Code that draws figures
++++

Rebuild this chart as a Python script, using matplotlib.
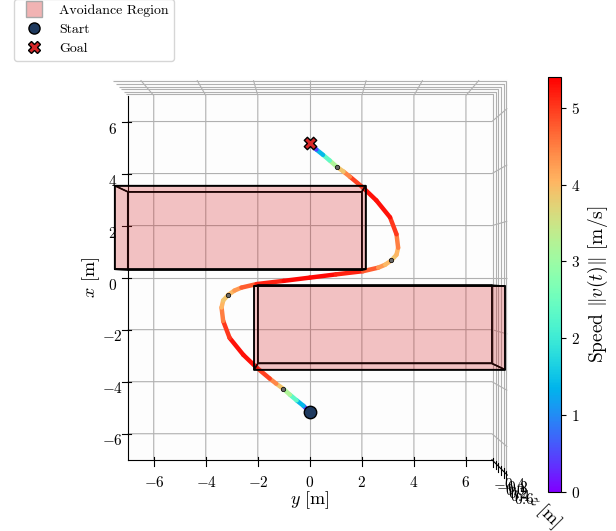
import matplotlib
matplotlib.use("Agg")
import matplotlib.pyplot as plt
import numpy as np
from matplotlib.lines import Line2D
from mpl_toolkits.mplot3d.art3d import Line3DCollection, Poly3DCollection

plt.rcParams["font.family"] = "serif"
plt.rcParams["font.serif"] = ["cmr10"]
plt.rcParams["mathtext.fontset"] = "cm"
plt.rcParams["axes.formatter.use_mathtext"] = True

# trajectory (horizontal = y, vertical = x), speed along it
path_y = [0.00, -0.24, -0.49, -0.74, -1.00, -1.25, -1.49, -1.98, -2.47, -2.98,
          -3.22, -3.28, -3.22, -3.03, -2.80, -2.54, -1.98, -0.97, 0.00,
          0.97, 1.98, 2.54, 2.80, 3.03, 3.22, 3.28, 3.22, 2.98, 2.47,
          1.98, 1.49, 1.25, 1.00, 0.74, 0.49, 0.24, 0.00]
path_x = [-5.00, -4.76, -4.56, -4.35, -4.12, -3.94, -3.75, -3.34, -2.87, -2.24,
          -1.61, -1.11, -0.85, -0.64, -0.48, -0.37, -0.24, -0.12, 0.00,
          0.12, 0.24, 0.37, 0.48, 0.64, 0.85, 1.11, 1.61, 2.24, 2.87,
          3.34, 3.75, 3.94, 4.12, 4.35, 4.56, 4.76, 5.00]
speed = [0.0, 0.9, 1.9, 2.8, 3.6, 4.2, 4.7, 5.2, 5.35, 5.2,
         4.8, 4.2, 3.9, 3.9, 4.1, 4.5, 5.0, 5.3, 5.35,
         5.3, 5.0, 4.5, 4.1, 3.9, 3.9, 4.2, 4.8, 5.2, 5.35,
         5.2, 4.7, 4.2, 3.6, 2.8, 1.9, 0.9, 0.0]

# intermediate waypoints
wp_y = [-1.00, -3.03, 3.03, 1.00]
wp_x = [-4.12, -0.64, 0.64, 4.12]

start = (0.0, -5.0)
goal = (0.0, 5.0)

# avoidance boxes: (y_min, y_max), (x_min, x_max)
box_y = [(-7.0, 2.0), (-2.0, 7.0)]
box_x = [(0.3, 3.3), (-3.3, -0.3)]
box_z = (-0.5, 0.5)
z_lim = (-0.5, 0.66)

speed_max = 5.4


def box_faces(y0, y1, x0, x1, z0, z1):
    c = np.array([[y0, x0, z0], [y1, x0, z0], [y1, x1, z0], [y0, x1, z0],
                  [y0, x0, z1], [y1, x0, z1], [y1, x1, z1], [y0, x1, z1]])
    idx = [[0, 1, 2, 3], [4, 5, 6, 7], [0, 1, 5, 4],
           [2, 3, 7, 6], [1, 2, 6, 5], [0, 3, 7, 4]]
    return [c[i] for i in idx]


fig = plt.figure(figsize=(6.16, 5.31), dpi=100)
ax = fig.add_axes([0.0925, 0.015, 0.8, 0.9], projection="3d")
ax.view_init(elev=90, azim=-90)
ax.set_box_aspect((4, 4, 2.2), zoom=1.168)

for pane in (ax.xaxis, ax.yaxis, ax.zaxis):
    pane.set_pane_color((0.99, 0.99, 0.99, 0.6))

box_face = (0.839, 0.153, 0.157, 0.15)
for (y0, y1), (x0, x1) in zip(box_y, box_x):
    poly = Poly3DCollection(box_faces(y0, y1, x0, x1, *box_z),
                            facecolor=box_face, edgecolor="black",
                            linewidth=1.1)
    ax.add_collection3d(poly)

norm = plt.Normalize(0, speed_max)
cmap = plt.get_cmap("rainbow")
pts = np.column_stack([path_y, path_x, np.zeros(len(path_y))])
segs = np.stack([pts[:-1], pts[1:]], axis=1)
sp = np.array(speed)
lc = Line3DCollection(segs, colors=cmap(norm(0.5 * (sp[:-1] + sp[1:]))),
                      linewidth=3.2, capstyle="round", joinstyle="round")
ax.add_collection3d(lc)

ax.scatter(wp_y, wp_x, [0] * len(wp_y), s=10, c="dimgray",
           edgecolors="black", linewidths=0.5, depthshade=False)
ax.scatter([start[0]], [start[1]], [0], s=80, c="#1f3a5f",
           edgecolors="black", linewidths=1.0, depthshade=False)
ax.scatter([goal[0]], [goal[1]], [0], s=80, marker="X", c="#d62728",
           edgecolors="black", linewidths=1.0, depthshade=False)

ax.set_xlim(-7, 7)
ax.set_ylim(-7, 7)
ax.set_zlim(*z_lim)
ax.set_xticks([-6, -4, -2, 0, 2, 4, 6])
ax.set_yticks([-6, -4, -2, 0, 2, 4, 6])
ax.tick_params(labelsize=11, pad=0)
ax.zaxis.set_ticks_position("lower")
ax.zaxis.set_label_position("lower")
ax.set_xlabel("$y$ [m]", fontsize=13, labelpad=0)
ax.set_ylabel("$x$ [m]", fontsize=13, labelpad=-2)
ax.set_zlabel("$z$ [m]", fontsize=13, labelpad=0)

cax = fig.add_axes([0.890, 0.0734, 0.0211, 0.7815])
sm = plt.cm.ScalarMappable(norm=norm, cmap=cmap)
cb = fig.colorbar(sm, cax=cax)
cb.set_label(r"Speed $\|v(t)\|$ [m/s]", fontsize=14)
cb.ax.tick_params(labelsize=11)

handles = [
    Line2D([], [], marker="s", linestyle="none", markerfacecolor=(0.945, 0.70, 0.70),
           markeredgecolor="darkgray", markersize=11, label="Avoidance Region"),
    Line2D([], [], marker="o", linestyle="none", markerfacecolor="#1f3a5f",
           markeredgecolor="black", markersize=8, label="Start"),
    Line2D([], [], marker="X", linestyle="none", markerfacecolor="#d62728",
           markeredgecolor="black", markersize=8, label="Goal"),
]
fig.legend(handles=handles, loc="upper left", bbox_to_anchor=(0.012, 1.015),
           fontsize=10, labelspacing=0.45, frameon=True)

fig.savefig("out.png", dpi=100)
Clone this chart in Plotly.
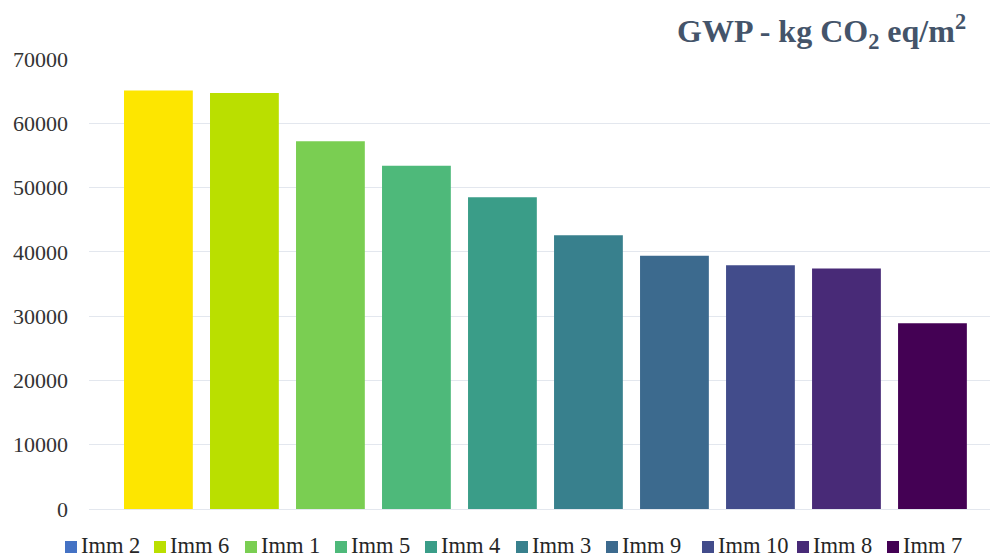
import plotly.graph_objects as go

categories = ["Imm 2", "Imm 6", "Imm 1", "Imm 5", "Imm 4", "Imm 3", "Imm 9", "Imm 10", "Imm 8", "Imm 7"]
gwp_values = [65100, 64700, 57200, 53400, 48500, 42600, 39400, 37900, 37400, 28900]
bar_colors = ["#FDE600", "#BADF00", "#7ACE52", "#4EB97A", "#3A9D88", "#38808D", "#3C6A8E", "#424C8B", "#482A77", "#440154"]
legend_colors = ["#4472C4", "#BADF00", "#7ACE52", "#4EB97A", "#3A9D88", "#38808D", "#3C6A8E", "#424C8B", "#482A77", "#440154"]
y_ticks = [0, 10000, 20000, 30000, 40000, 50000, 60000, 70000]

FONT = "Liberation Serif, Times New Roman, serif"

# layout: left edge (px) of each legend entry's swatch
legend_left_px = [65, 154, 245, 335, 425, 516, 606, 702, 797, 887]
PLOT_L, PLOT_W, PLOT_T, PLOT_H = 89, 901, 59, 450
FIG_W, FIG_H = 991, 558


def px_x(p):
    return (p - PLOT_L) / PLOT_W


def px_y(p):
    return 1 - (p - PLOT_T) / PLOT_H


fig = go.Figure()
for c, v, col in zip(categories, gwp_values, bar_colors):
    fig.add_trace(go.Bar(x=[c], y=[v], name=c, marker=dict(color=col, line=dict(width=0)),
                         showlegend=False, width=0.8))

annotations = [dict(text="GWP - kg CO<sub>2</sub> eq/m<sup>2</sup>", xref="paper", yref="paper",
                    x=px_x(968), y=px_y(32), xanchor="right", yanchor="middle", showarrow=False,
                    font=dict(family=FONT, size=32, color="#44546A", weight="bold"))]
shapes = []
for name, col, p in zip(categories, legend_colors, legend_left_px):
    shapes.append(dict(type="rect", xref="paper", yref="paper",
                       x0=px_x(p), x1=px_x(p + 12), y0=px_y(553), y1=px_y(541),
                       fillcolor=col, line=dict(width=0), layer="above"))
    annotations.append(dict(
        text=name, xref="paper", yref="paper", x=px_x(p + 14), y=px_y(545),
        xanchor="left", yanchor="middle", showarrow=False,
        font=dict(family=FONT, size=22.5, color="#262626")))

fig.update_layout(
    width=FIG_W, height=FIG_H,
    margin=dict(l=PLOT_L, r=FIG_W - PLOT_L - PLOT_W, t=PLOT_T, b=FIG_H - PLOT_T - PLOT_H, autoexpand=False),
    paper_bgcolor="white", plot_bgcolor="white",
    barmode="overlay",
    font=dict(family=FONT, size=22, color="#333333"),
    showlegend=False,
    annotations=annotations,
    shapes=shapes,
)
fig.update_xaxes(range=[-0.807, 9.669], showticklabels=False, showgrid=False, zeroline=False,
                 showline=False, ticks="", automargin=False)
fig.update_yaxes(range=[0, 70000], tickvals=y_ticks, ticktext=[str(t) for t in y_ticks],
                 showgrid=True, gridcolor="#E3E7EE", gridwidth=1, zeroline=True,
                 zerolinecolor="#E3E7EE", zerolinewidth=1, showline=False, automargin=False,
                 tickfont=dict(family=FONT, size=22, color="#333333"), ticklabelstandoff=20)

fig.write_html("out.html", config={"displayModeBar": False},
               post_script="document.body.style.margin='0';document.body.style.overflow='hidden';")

++++

In the entries above, find the line that contains "Clone this chart in Plotly." and the line that contains "Serif, Times New". Reproduce exactly those two lines and every line between them, but not the pictures.

* _Written solution_
Clone this chart in Plotly.
import plotly.graph_objects as go

categories = ["Imm 2", "Imm 6", "Imm 1", "Imm 5", "Imm 4", "Imm 3", "Imm 9", "Imm 10", "Imm 8", "Imm 7"]
gwp_values = [65100, 64700, 57200, 53400, 48500, 42600, 39400, 37900, 37400, 28900]
bar_colors = ["#FDE600", "#BADF00", "#7ACE52", "#4EB97A", "#3A9D88", "#38808D", "#3C6A8E", "#424C8B", "#482A77", "#440154"]
legend_colors = ["#4472C4", "#BADF00", "#7ACE52", "#4EB97A", "#3A9D88", "#38808D", "#3C6A8E", "#424C8B", "#482A77", "#440154"]
y_ticks = [0, 10000, 20000, 30000, 40000, 50000, 60000, 70000]

FONT = "Liberation Serif, Times New Roman, serif"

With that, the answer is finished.